- [Raw data]
#####

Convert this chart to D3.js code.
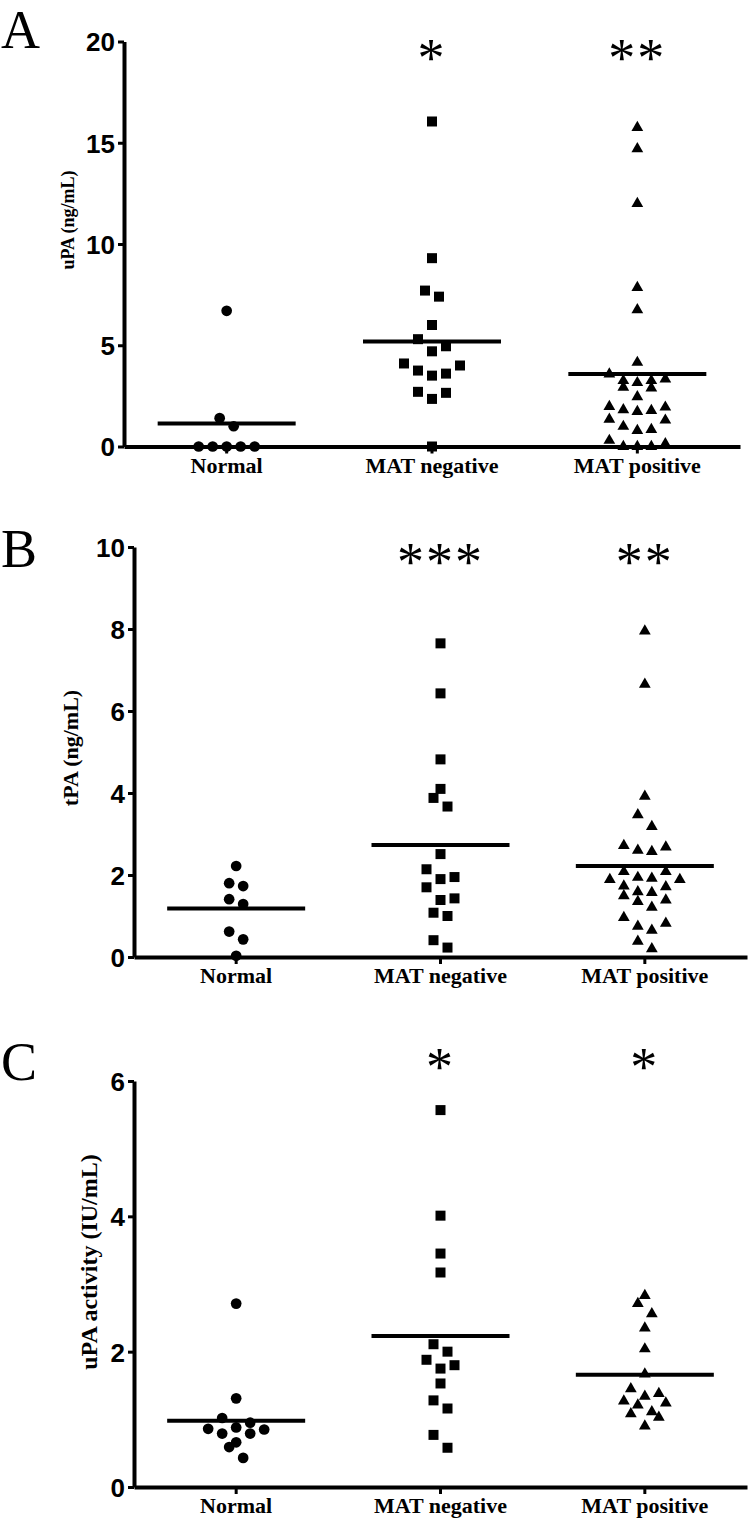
<!DOCTYPE html>
<html>
<head>
<meta charset="utf-8">
<script src="https://cdnjs.cloudflare.com/ajax/libs/d3/7.8.5/d3.min.js"></script>
<style>
  body { margin: 0; background: #fff; }
  svg { display: block; }
  .tick text { font-family: 'Liberation Sans', Arial, sans-serif; font-weight: bold; }
</style>
</head>
<body>
<div id="chart"></div>
<script>
// categories shared by all three panels
const categories = ['Normal', 'MAT negative', 'MAT positive'];

// A - uPA (ng/mL)
const uPANormal = [6.7, 1.4, 1.0, 0, 0, 0, 0, 0];
const uPAMatNeg = [16.05, 9.3, 7.7, 7.4, 6.0, 5.3, 4.95, 4.7, 4.1, 4.0, 3.75, 3.6, 3.5, 2.7, 2.65, 2.35, 0];
const uPAMatPos = [15.75, 14.7, 12.0, 7.85, 6.75, 4.15, 3.58, 3.33, 3.25, 3.25, 3.15, 2.92, 2.89, 2.45,
  1.97, 1.94, 1.81, 1.77, 1.72, 1.34, 1.3, 0.99, 0.84, 0.79, 0.3, 0.13, 0, 0, 0];
const uPAMeans = [1.13, 5.18, 3.58];
const uPATicks = [0, 5, 10, 15, 20];
const uPASig = ['', '*', '**'];

// B - tPA (ng/mL)
const tPANormal = [2.22, 1.8, 1.73, 1.41, 1.29, 0.62, 0.43, 0.03];
const tPAMatNeg = [7.65, 6.43, 4.82, 4.1, 3.88, 3.67, 2.51, 2.14, 1.95, 1.9, 1.7, 1.43, 1.39, 1.08, 1.0, 0.41, 0.23];
const tPAMatPos = [7.95, 6.65, 3.92, 3.47, 3.18, 2.72, 2.68, 2.6, 2.57, 2.08, 2.08, 1.94, 1.92, 1.89, 1.89,
  1.73, 1.71, 1.59, 1.57, 1.49, 1.39, 1.35, 1.21, 0.96, 0.82, 0.75, 0.65, 0.38, 0.2];
const tPAMeans = [1.18, 2.73, 2.22];
const tPATicks = [0, 2, 4, 6, 8, 10];
const tPASig = ['', '***', '**'];

// C - uPA activity (IU/mL)
const actNormal = [2.71, 1.31, 1.02, 0.95, 0.88, 0.86, 0.85, 0.79, 0.79, 0.66, 0.59, 0.43];
const actMatNeg = [5.57, 4.01, 3.45, 3.17, 2.11, 2.0, 1.88, 1.8, 1.75, 1.53, 1.28, 1.16, 0.77, 0.58];
const actMatPos = [2.83, 2.71, 2.56, 2.35, 2.04, 1.67, 1.45, 1.38, 1.34, 1.27, 1.24, 1.21, 1.11, 1.08, 1.03, 0.9];
const actMeans = [0.98, 2.23, 1.66];
const actTicks = [0, 2, 4, 6];
const actSig = ['', '*', '*'];

const panels = [
  { letter: 'A', title: 'uPA (ng/mL)', groups: [uPANormal, uPAMatNeg, uPAMatPos], means: uPAMeans, ticks: uPATicks, sig: uPASig,
    x0: 124, x1: 740, y0: 446.5, y1: 41.5, letterY: 48, titleX: 68, titleY: 220, titleSize: 18, sigY: 76, labelY: 473 },
  { letter: 'B', title: 'tPA (ng/mL)', groups: [tPANormal, tPAMatNeg, tPAMatPos], means: tPAMeans, ticks: tPATicks, sig: tPASig,
    x0: 134, x1: 747, y0: 957, y1: 547, letterY: 567, titleX: 70, titleY: 748, titleSize: 22, sigY: 580, labelY: 983 },
  { letter: 'C', title: 'uPA activity (IU/mL)', groups: [actNormal, actMatNeg, actMatPos], means: actMeans, ticks: actTicks, sig: actSig,
    x0: 134, x1: 747, y0: 1487, y1: 1081, letterY: 1080, titleX: 89, titleY: 1262, titleSize: 24, sigY: 1085, labelY: 1513 }
];

const symbols = [d3.symbolCircle, d3.symbolSquare, d3.symbolTriangle];
const symbolSize = [90, 100, 60];
const rowGap = 13.8;   // px: values closer than this share a row
const slotStep = 14;   // px between neighbours in a row
const meanHalf = 69;

const svg = d3.select('#chart').append('svg')
  .attr('width', 750)
  .attr('height', 1520);

// prism-like dot layout: rows of close values spread out in a V
function swarm(values, y) {
  const sorted = values.slice().sort((a, b) => a - b);
  const rows = [];
  let cur = null;
  sorted.forEach(v => {
    if (!cur || y(cur[0]) - y(v) >= rowGap) { cur = [v]; rows.push(cur); }
    else cur.push(v);
  });
  const out = [];
  rows.forEach(row => {
    const n = row.length;
    const slots = [];
    for (let k = (n - 1) / 2; k > 0; k -= 1) slots.push(-k, k);
    if (n % 2 === 1) slots.push(0);
    row.slice().sort((a, b) => b - a).forEach((v, j) => out.push({ v: v, slot: slots[j] }));
  });
  return out;
}

panels.forEach(p => {
  const g = svg.append('g');

  const x = d3.scaleBand().domain(categories).range([p.x0, p.x1]).padding(0);
  const y = d3.scaleLinear().domain([0, d3.max(p.ticks)]).range([p.y0, p.y1]);

  // y axis
  const yAxis = g.append('g')
    .attr('transform', `translate(${p.x0},0)`)
    .call(d3.axisLeft(y).tickValues(p.ticks).tickFormat(d3.format('d'))
      .tickSize(6).tickSizeOuter(0).tickPadding(3));
  yAxis.select('.domain').attr('stroke-width', 4).attr('stroke', '#000');
  yAxis.selectAll('.tick line').attr('stroke-width', 3);
  yAxis.selectAll('.tick text')
    .attr('dy', '0.36em')
    .attr('font-size', 26)
    .attr('fill', '#000');

  // x axis
  const xAxis = g.append('g')
    .attr('transform', `translate(0,${p.y0})`)
    .call(d3.axisBottom(x).tickSize(7).tickSizeOuter(0).tickFormat(''));
  xAxis.select('.domain').attr('stroke-width', 4).attr('stroke', '#000');
  xAxis.selectAll('.tick line').attr('stroke-width', 3);

  g.selectAll('.cat-label')
    .data(categories)
    .join('text')
    .attr('class', 'cat-label')
    .attr('x', d => x(d) + x.bandwidth() / 2)
    .attr('y', p.labelY)
    .attr('text-anchor', 'middle')
    .attr('font-family', "'Liberation Serif', 'Times New Roman', serif")
    .attr('font-weight', 'bold')
    .attr('font-size', 22)
    .text(d => d);

  // y title
  g.append('text')
    .attr('transform', `translate(${p.titleX},${p.titleY}) rotate(-90)`)
    .attr('text-anchor', 'middle')
    .attr('dy', '0.35em')
    .attr('font-family', "'Liberation Serif', 'Times New Roman', serif")
    .attr('font-weight', 'bold')
    .attr('font-size', p.titleSize)
    .text(p.title);

  // panel letter
  g.append('text')
    .attr('x', 1)
    .attr('y', p.letterY)
    .attr('font-family', "'Liberation Serif', 'Times New Roman', serif")
    .attr('font-size', 54)
    .text(p.letter);

  // significance stars
  g.selectAll('.sig')
    .data(p.sig)
    .join('text')
    .attr('class', 'sig')
    .attr('x', (d, i) => x(categories[i]) + x.bandwidth() / 2)
    .attr('y', p.sigY)
    .attr('text-anchor', 'middle')
    .attr('font-family', "'Liberation Serif', 'Times New Roman', serif")
    .attr('font-size', 54)
    .attr('letter-spacing', 2)
    .text(d => d);

  // dots
  p.groups.forEach((vals, gi) => {
    const cx = x(categories[gi]) + x.bandwidth() / 2;
    const sym = d3.symbol().type(symbols[gi]).size(symbolSize[gi]);
    g.append('g').selectAll('path')
      .data(swarm(vals, y))
      .join('path')
      .attr('d', sym)
      .attr('transform', d => `translate(${cx + d.slot * slotStep},${y(d.v)})`)
      .attr('fill', '#000');
  });

  // mean lines
  g.selectAll('.mean')
    .data(p.means)
    .join('line')
    .attr('class', 'mean')
    .attr('x1', (d, i) => x(categories[i]) + x.bandwidth() / 2 - meanHalf)
    .attr('x2', (d, i) => x(categories[i]) + x.bandwidth() / 2 + meanHalf)
    .attr('y1', d => y(d))
    .attr('y2', d => y(d))
    .attr('stroke', '#000')
    .attr('stroke-width', 4);
});
</script>
</body>
</html>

#####

- [Given request]
Give again exactly the lines running from the beginning of the material above through the line that contains "const uPASig = ['', '*', '**'];", and leave out every picture.

- [Output of the task]
Convert this chart to D3.js code.
<!DOCTYPE html>
<html>
<head>
<meta charset="utf-8">
<script src="https://cdnjs.cloudflare.com/ajax/libs/d3/7.8.5/d3.min.js"></script>
<style>
  body { margin: 0; background: #fff; }
  svg { display: block; }
  .tick text { font-family: 'Liberation Sans', Arial, sans-serif; font-weight: bold; }
</style>
</head>
<body>
<div id="chart"></div>
<script>
// categories shared by all three panels
const categories = ['Normal', 'MAT negative', 'MAT positive'];

// A - uPA (ng/mL)
const uPANormal = [6.7, 1.4, 1.0, 0, 0, 0, 0, 0];
const uPAMatNeg = [16.05, 9.3, 7.7, 7.4, 6.0, 5.3, 4.95, 4.7, 4.1, 4.0, 3.75, 3.6, 3.5, 2.7, 2.65, 2.35, 0];
const uPAMatPos = [15.75, 14.7, 12.0, 7.85, 6.75, 4.15, 3.58, 3.33, 3.25, 3.25, 3.15, 2.92, 2.89, 2.45,
  1.97, 1.94, 1.81, 1.77, 1.72, 1.34, 1.3, 0.99, 0.84, 0.79, 0.3, 0.13, 0, 0, 0];
const uPAMeans = [1.13, 5.18, 3.58];
const uPATicks = [0, 5, 10, 15, 20];
const uPASig = ['', '*', '**'];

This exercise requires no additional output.